◆ **GOAL**
Give back, exactly as it appears, the run of lines opening with the one containing "Recreate this image" and closing with the one containing "import matplotlib.pyplot as plt". Nothing outside that run should appear.

▬▬▬▬▬▬▬▬▬▬

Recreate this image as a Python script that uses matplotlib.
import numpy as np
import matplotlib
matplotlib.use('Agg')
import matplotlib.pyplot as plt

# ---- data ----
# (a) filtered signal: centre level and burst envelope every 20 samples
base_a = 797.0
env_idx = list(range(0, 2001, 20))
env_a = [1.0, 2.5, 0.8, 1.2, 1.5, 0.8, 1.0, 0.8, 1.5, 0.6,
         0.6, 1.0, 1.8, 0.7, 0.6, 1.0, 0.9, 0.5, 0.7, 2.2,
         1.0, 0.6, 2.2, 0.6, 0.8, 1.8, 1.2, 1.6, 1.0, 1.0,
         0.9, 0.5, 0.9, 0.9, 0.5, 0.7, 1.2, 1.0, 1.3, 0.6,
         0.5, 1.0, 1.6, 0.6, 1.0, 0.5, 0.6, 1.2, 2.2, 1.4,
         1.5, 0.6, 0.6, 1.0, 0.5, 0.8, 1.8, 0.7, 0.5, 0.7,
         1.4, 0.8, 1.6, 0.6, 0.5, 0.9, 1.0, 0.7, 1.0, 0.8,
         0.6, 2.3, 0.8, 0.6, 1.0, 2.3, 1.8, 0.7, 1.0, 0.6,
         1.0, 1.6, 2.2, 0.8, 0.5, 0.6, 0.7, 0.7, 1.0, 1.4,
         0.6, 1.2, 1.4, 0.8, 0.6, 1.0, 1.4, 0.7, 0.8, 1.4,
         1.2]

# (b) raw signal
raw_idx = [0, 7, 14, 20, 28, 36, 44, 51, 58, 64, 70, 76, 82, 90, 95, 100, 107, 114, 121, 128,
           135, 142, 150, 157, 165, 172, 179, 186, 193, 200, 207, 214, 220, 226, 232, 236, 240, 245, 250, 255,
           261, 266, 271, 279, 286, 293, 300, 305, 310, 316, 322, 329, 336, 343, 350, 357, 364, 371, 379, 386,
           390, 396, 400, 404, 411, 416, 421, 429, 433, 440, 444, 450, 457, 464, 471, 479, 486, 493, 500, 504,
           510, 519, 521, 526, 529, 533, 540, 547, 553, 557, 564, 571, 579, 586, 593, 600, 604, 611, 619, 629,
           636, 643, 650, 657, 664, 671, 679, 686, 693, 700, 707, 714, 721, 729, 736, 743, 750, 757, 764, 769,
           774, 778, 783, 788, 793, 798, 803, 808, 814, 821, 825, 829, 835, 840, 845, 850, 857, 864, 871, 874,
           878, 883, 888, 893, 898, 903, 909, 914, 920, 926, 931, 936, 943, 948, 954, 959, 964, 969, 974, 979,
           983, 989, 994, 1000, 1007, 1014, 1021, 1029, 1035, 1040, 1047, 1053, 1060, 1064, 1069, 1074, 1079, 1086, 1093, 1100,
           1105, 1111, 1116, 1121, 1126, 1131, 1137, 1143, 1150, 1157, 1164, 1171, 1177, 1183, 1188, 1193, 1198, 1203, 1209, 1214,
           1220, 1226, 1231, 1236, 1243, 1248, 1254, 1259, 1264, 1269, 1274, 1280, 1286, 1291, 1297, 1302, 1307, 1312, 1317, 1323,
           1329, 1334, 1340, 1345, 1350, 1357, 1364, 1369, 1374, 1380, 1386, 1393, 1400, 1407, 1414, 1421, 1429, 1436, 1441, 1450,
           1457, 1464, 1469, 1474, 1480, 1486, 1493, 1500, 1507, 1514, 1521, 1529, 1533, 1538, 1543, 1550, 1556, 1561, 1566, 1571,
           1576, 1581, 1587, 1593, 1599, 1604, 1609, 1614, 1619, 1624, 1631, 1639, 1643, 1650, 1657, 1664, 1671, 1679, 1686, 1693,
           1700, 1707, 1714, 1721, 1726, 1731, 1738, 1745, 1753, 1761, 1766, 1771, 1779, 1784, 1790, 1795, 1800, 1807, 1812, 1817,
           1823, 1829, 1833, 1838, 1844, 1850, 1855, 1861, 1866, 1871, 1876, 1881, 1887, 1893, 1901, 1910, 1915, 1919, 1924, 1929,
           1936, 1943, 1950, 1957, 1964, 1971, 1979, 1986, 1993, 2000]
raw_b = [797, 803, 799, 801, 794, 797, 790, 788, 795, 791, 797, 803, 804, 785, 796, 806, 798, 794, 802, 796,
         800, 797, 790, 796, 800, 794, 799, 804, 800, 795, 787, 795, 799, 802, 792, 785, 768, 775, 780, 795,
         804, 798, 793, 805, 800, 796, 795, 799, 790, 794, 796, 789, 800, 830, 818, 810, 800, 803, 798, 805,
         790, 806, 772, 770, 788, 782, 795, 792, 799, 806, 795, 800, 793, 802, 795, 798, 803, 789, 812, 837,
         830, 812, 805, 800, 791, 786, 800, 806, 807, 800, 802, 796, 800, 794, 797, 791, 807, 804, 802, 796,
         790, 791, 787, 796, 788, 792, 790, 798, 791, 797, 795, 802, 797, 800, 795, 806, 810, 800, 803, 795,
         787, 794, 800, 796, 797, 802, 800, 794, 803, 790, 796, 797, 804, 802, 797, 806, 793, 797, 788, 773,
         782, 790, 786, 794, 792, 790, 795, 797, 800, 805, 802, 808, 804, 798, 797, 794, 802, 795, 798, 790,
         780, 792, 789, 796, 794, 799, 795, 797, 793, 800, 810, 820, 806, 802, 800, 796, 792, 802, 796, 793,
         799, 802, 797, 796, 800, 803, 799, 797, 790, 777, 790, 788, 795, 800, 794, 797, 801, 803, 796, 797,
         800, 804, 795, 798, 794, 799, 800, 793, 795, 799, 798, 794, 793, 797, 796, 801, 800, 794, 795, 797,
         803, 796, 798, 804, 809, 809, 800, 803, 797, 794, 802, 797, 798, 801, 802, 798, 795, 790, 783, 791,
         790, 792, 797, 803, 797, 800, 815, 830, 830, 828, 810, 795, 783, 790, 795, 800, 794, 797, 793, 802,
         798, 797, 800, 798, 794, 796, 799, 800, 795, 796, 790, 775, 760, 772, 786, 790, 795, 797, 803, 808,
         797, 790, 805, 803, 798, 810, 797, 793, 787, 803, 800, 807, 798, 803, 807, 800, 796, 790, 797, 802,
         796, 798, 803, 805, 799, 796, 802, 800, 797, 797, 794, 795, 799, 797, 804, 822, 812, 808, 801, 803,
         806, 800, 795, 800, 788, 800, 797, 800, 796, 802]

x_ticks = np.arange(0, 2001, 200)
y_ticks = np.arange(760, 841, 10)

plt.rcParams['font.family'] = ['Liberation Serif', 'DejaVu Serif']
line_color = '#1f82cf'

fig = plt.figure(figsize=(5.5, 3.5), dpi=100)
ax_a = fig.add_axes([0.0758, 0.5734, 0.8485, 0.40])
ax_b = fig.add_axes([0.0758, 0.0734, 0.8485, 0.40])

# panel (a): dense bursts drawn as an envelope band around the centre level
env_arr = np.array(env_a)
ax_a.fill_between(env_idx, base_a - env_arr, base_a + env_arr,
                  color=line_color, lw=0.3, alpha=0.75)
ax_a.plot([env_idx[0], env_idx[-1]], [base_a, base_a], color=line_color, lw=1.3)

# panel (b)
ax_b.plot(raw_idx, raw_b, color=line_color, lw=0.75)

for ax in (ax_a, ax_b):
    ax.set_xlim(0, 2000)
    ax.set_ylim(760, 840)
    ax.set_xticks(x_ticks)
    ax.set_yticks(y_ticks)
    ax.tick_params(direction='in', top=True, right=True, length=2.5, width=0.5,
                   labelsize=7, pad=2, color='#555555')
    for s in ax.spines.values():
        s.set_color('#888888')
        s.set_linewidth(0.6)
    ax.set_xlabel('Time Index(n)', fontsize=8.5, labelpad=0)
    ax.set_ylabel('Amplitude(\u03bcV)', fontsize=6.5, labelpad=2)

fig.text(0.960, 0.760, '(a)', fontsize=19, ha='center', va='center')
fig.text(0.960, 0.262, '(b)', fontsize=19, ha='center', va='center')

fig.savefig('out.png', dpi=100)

▬▬▬▬▬▬▬▬▬▬

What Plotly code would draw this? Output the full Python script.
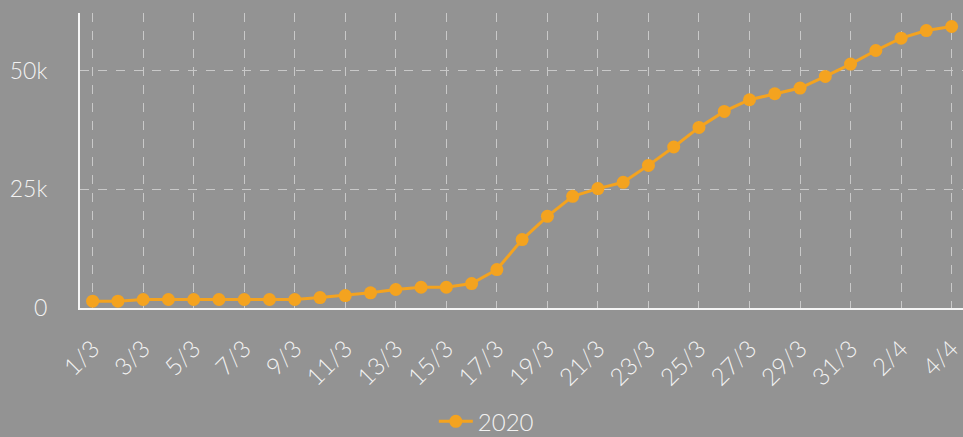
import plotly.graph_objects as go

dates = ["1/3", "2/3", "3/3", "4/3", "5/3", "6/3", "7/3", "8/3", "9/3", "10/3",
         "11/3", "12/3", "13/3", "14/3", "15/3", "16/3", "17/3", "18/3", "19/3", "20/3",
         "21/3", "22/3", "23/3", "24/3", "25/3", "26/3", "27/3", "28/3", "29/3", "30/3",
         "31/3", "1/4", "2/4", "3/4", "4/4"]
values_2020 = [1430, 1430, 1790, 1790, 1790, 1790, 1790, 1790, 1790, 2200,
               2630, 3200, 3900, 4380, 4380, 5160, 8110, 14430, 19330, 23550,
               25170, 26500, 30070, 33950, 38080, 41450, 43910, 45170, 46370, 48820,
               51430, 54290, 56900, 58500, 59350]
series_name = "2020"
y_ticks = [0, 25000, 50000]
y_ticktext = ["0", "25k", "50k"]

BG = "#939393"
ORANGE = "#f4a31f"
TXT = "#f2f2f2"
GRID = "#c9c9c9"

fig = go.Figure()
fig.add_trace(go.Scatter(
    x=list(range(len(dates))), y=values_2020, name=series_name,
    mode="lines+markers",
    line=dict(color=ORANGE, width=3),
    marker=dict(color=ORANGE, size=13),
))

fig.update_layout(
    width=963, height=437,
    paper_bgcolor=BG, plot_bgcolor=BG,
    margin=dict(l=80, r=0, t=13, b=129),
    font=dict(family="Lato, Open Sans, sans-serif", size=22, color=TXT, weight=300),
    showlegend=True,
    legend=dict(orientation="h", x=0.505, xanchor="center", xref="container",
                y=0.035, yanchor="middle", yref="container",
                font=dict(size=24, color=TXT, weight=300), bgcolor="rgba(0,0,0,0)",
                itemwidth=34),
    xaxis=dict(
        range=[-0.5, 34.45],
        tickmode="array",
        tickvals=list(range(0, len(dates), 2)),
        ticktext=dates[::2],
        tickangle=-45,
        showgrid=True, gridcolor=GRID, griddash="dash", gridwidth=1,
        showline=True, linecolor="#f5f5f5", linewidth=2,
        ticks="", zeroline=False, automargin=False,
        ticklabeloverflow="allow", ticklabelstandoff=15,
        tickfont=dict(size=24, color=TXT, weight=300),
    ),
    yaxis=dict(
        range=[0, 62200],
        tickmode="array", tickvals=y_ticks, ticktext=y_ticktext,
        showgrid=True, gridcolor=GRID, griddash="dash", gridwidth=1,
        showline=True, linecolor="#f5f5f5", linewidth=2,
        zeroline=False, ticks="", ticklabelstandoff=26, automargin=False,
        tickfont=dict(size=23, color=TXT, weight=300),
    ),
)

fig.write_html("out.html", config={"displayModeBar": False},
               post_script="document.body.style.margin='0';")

▬▬▬▬▬▬▬▬▬▬

◆ **EXERCISE SOLUTION**
Recreate this image as a Python script that uses matplotlib.
import numpy as np
import matplotlib
matplotlib.use('Agg')
import matplotlib.pyplot as plt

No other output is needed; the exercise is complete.